Some of Path Finder's features not found in the Finder include its namesake persistent breadcrumb navigation, shelf (called Drop Stack), transparent archive file browsing, manipulating hidden files, root access, full ACL GUI, batch operations, folder comparison and synchronization, terminal emulator, hex editor, active process viewer, and application launcher. Path Finder can optionally use the same keyboard shortcut to open folders as Windows Explorer, instead of the default . It also supports an optional dual-pane UI.
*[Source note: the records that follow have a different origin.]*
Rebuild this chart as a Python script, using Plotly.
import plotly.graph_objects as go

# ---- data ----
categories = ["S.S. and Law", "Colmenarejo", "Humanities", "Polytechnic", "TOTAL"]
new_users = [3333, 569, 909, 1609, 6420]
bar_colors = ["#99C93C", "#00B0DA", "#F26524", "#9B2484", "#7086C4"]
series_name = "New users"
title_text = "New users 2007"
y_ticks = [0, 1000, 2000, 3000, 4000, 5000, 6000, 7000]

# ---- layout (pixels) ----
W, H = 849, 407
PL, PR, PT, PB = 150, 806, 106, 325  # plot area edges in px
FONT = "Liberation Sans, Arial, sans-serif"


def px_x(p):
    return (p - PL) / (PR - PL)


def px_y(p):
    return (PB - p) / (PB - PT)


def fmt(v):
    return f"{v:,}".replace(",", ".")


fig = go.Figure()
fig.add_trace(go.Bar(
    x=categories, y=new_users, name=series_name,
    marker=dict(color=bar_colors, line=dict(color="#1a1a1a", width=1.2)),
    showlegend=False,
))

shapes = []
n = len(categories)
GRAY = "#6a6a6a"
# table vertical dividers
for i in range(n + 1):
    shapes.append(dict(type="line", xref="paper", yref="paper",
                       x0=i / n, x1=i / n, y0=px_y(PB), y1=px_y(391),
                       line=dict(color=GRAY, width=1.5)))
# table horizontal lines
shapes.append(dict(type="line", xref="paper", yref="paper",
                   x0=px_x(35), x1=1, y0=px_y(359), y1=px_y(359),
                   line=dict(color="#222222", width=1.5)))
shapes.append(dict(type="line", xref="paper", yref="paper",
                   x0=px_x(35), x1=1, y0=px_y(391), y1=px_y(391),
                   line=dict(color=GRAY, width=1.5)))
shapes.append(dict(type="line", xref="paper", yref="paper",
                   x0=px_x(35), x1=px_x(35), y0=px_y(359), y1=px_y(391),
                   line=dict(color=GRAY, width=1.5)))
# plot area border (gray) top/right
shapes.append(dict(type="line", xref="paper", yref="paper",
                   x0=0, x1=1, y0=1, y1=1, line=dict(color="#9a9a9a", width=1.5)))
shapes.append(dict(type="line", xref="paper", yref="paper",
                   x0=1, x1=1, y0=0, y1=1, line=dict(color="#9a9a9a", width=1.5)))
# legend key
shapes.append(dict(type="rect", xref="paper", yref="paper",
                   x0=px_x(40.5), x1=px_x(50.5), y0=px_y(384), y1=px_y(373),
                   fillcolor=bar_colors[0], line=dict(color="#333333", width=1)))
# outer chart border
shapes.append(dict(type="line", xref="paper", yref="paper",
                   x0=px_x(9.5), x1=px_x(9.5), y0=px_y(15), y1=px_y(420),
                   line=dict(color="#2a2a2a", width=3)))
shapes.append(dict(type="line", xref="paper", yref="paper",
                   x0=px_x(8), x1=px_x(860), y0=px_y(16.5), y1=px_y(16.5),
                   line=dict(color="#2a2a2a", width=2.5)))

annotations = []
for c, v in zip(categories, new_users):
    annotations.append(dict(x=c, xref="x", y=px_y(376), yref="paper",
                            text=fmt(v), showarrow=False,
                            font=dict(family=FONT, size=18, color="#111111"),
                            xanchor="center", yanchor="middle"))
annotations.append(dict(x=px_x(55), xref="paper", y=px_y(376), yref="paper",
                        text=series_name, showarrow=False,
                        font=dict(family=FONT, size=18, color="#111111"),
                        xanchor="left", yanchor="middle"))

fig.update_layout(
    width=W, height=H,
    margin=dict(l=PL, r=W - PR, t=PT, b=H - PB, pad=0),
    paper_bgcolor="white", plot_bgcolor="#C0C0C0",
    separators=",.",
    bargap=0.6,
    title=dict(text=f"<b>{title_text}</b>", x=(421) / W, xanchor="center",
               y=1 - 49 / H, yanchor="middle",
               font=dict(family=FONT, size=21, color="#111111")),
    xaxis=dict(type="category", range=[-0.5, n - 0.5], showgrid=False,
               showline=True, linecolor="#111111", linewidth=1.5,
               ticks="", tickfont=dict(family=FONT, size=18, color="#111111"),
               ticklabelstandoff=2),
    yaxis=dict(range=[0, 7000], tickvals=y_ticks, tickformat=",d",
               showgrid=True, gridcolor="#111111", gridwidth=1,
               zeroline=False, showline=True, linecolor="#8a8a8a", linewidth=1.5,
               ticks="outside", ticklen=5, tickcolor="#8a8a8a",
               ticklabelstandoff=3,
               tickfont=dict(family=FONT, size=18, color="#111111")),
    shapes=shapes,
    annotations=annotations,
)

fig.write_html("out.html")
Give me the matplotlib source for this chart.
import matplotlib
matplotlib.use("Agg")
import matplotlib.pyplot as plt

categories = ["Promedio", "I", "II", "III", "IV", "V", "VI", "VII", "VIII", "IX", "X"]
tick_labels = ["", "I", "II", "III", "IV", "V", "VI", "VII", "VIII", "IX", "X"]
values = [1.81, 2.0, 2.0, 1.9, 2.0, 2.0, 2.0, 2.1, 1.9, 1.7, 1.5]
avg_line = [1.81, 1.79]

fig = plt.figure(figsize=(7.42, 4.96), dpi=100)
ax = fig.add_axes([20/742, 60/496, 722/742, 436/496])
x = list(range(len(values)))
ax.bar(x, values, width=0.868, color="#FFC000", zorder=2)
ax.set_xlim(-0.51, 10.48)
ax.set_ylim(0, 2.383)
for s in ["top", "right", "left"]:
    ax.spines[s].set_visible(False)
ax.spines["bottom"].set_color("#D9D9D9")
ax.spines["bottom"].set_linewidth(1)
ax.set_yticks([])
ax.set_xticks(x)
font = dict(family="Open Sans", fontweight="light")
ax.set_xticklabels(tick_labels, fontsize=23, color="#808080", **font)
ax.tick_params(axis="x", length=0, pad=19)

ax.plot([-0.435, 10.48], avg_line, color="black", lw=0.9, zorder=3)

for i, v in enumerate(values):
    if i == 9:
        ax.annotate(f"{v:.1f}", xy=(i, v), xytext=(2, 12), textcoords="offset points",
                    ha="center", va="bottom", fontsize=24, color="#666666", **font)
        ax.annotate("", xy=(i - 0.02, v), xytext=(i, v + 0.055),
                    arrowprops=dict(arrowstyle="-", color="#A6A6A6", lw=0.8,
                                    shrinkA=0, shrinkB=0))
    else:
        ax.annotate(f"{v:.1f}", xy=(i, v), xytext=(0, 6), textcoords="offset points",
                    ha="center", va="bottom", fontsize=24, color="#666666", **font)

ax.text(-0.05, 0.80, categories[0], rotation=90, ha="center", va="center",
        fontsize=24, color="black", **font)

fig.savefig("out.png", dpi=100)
Several features were present earlier in Cocoatech's Path Finder, only later adopted in Apple's Finder, including tabs (added in OS X Mavericks) and an option to keep folders above files.

== Reception ==
In his 2005 review of Mac OS X Tiger, Ars Technica columnist John Siracusa commented that Path Finder "absolutely embarrasses the Mac OS X Finder", and called Path Finder 4 "the Final Cut Pro of file management" and a "file browsing tour de force".